# Find equations of the line through a given point that meets another line at certain distance

Find the vector and parametric equation of the line through point $P(1,0,1)$ that meets the line with vector equation $$p = (1,2,0) + (2,-1,2)t$$ at points a distance $3$ from $P_0(1,2,0)$

How am I supposed to find a point a distance $3$ from $P_0(1,2,0)$? I get the equation of a sphere: $9 = (x-1)^2 + (y-2)^2 + z^2$, where $P(x,y,z)$ is any point 3 units away. This gives infinite points, but to get the one on the line $p$ I did $$\|P_0P\| = t\|v\|,\\ 3 = t\sqrt{9},\\ t = 1$$ This gives $P(3,1,2)$ then the other line passing through those two points is $$(3,1,2) = (1,0,1) + (a,b,c)s , \\ (2,1,1) = (a,b,c)s$$ this gives three equations $2 = as$, $1 = bs$, $1 = cs$. What do I do now? How can I find a,b,c?
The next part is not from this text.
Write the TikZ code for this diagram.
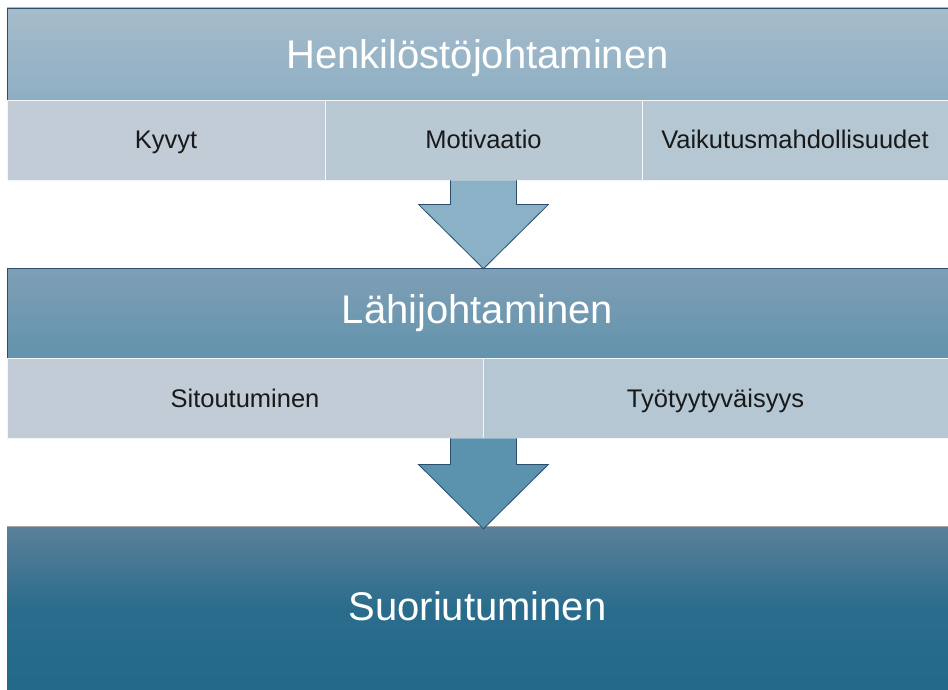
\documentclass[tikz,border=0pt]{standalone}
\usepackage{fontspec}
\setmainfont{Liberation Sans}
\usetikzlibrary{calc}
\definecolor{edge}{HTML}{2C4D6E}
\definecolor{topA}{HTML}{A7BCCB}
\definecolor{topB}{HTML}{8DAFC3}
\definecolor{midA}{HTML}{7F9FB5}
\definecolor{midB}{HTML}{6293AD}
\definecolor{lowA}{HTML}{5B8099}
\definecolor{lowB}{HTML}{22698A}
\definecolor{cellA}{HTML}{C1CCD6}
\definecolor{cellB}{HTML}{B9C9D4}
\definecolor{cellC}{HTML}{B4C7D3}
\definecolor{arrA}{HTML}{8AB1C5}
\definecolor{arrB}{HTML}{5B93AE}
\begin{document}
\begin{tikzpicture}[x=1pt,y=-1pt,
  banner/.style={minimum width=941pt,inner sep=0pt,text=white,
    font=\fontsize{40}{48}\selectfont,text height=29pt,text depth=0pt},
  cell/.style={minimum height=80pt,inner sep=0pt,draw=white!80!cellA,
    line width=0.8pt,text=black!90,
    font=\fontsize{25.5}{30}\selectfont,text height=18pt,text depth=0pt},
  blockarrow/.style={draw=edge,line width=0.8pt,line join=miter}]
\useasboundingbox (0,0) rectangle (948,690);
% Kaistat
\node[banner,minimum height=92pt,top color=topA,bottom color=topB,
  draw=edge,line width=0.6pt] (hen) at (477.5,54) {Henkilöstöjohtaminen};
\node[cell,minimum width=318pt,fill=cellA] (kyv) at (166,140) {Kyvyt};
\node[cell,minimum width=317pt,fill=cellB] (mot) at (483.5,140) {Motivaatio};
\node[cell,minimum width=306pt,fill=cellC] (vai) at (795,140) {Vaikutusmahdollisuudet};
\node[banner,minimum height=90pt,top color=midA,bottom color=midB,
  draw=edge,line width=0.6pt] (lah) at (477.5,313) {\raisebox{4.5pt}{Lähijohtaminen}};
\node[cell,minimum width=476pt,fill=cellA] (sit) at (245,398) {Sitoutuminen};
\node[cell,minimum width=465pt,fill=cellC] (tyo) at (715.5,398) {Työtyytyväisyys};
\node[banner,minimum height=164pt,top color=lowA,bottom color=lowB,
  middle color=lowB!85!lowA] (suo) at (477.5,608) {\raisebox{2.5pt}{Suoriutuminen}};
\draw[gray!70,line width=0.6pt] (suo.north west) -- (suo.north east);
% Nuolet
\coordinate (p) at (mot.south);
\coordinate (t) at (p |- lah.north);
\fill[arrA,blockarrow] ($(p)+(-33,0)$) -- ($(p)+(-33,24)$) -- ($(p)+(-65,24)$)
  -- ($(t)+(0,1)$) -- ($(p)+(65,24)$) -- ($(p)+(33,24)$) -- ($(p)+(33,0)$);
\coordinate (q) at (sit.south east);
\coordinate (u) at (q |- suo.north);
\fill[arrB,blockarrow] ($(q)+(-33,0)$) -- ($(q)+(-33,26)$) -- ($(q)+(-65,26)$)
  -- ($(u)+(0,3)$) -- ($(q)+(65,26)$) -- ($(q)+(33,26)$) -- ($(q)+(33,0)$);
\end{tikzpicture}
\end{document}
• There are two such lines. Step one: find a point on $p$ a distance of $3$ from $P_0(1,2,0)$ (use the distance formula). Step two: find the equation of the line through that point and $P(1,0,1)$. – user137731 Oct 18 '15 at 14:55
• How am I supposed to find a point a distance 3 from P_0(1,2,0) ? I get the equation of a sphere: 9 = (x-1)^2 + (y-2)^2 + z^2 , where P(x,y,z) is any point 3 units away. This gives infinite points, but to get the one on the line p I did ||P_0P|| = t||v|| 3 = tsqrt(9) t = 1 This gives P(3,1,2) then the other line passing through those two points is (3,1,2) = (1,0,1) + (a,b,c)s (2,1,1) = (a,b,c)s this gives three equations 2 = as 1 = bs 1 = cs what do i do now? How can I find a,b,c... – Denis Kartachov Oct 18 '15 at 15:31
• Distance between $(1,2,0)$ and $(1+2t,2-t,2t)$ $= \sqrt{(1-(1+2t))^2+(2-(2-t))^2 +(0-(2t))^2}=3$. Solve for $t$ then plug back into your line to get the point. – user137731 Oct 18 '15 at 15:33
• I edited the question. For the future... things to include: what you know and what you don't understand. Things not to include: "need help", "hope someone can help", "thanks", and so on. – user147263 Oct 18 '15 at 16:44

For a parametric equation of a line $(x,y,z) = (x_0, y_0, z_0) + (a,b,c)s$, the line itself is the set of all points $P(x,y,z)$ such that $x = x_0 + as$, $y = y_0 + bs$, and $z = z_0 + cs$. When $s = 1$, this gives you one point $A$; when $s = 2$, this gives you another point $B$; and when you take all values of $s \in \mathbb{R}$, you get the entire line.
Notice that if instead you had $(x,y,z) = (x_0, y_0, z_0) + (a,b,c)s/2$, you'd still have the same line, except this time, $s$ has to be $2$ to give you point $A$, $s = 4$ gives you point $B$, etc. So when you're trying to find the value of $s$ for any one point, you can just choose any $s$ that you want!
So if $(2,1,1) = (a,b,c)s$, choose any $s$ you want and solve it for $a$, $b$, and $c$.
(By the way, there are two points on the line $(1,2,0) + (2,-1,2)t$ that are $3$ units away from $(1,2,0)$. You found one when you set $t = 1$; what if you set $t = -1$?)
First find the point(s) of the line $r : p=(1,2,0)+(2,-1,2)t$ whose distance to $P_0$ equals $3$. Now find the equation of the line that goes through $P$ and the point you found in the first part.